Given problem:
Copy down every line where the string "code" shows up.

*** Material

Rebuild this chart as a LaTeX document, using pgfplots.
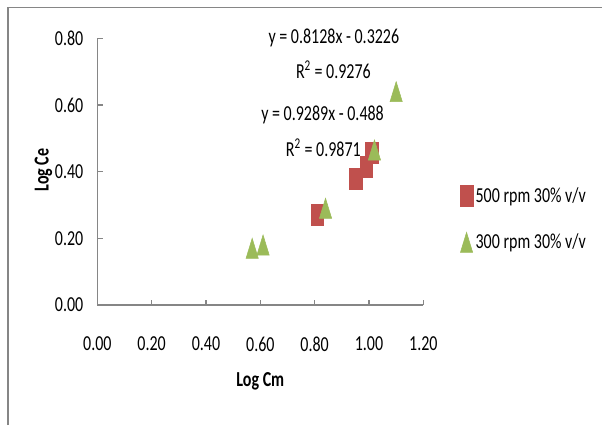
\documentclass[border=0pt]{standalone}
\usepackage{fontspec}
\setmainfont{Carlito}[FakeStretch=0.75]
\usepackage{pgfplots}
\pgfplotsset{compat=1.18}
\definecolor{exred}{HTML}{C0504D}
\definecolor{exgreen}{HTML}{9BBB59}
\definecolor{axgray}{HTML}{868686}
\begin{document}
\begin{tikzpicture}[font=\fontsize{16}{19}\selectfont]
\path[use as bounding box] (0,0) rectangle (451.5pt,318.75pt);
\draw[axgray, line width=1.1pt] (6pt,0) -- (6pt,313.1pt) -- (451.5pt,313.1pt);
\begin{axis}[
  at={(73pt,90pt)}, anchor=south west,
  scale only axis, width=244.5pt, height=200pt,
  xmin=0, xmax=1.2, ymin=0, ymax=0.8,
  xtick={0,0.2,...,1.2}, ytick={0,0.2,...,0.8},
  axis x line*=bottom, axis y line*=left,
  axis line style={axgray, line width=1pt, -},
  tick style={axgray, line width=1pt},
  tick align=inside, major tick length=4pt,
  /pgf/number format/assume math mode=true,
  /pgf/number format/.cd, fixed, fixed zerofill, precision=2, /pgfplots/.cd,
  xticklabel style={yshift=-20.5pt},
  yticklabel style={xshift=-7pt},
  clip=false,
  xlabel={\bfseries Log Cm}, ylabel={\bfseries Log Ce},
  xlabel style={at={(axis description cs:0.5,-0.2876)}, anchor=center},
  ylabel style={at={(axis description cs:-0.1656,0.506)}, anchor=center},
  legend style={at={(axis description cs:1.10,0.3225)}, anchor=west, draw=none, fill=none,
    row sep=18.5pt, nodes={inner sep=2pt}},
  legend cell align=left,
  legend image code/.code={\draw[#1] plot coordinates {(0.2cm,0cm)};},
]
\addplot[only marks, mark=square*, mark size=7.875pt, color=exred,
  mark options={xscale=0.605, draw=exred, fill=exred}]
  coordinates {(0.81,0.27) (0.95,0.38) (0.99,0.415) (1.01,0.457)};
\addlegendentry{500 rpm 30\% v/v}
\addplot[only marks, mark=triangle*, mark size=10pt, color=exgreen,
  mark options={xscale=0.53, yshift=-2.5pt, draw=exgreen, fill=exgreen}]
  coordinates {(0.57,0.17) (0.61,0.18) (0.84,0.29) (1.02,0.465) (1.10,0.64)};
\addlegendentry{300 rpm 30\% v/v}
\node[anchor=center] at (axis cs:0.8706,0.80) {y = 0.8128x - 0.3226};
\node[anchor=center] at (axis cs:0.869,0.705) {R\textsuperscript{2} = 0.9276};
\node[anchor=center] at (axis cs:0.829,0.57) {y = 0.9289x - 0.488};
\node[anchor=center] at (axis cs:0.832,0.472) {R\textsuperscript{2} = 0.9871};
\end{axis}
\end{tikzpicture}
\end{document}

******
*** Material

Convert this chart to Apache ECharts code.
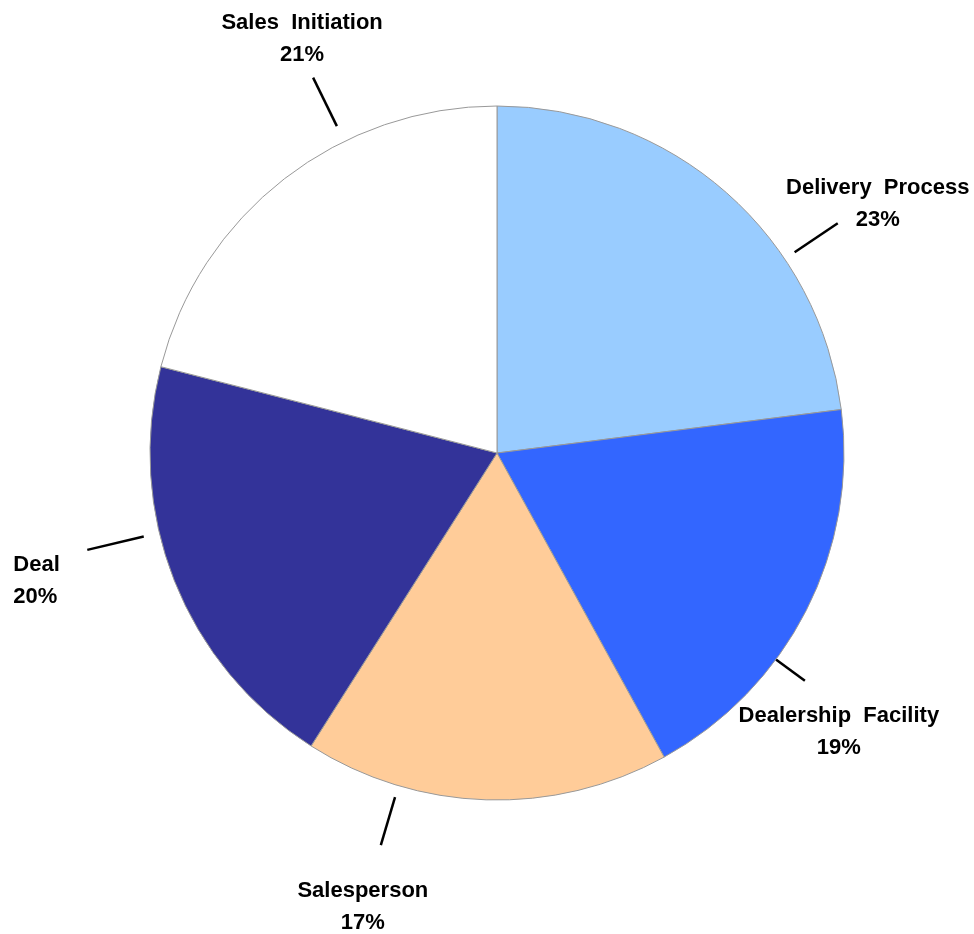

******
*** Material

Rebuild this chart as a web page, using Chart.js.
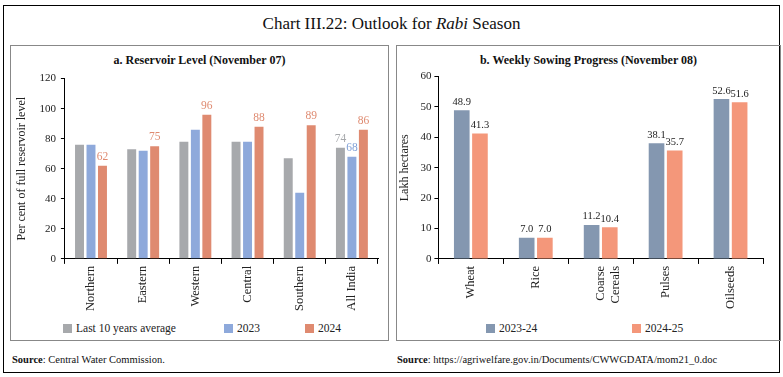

******

Finished task:
  legend image code/.code={\draw[#1] plot coordinates {(0.2cm,0cm)};},
Convert this chart to Apache ECharts code.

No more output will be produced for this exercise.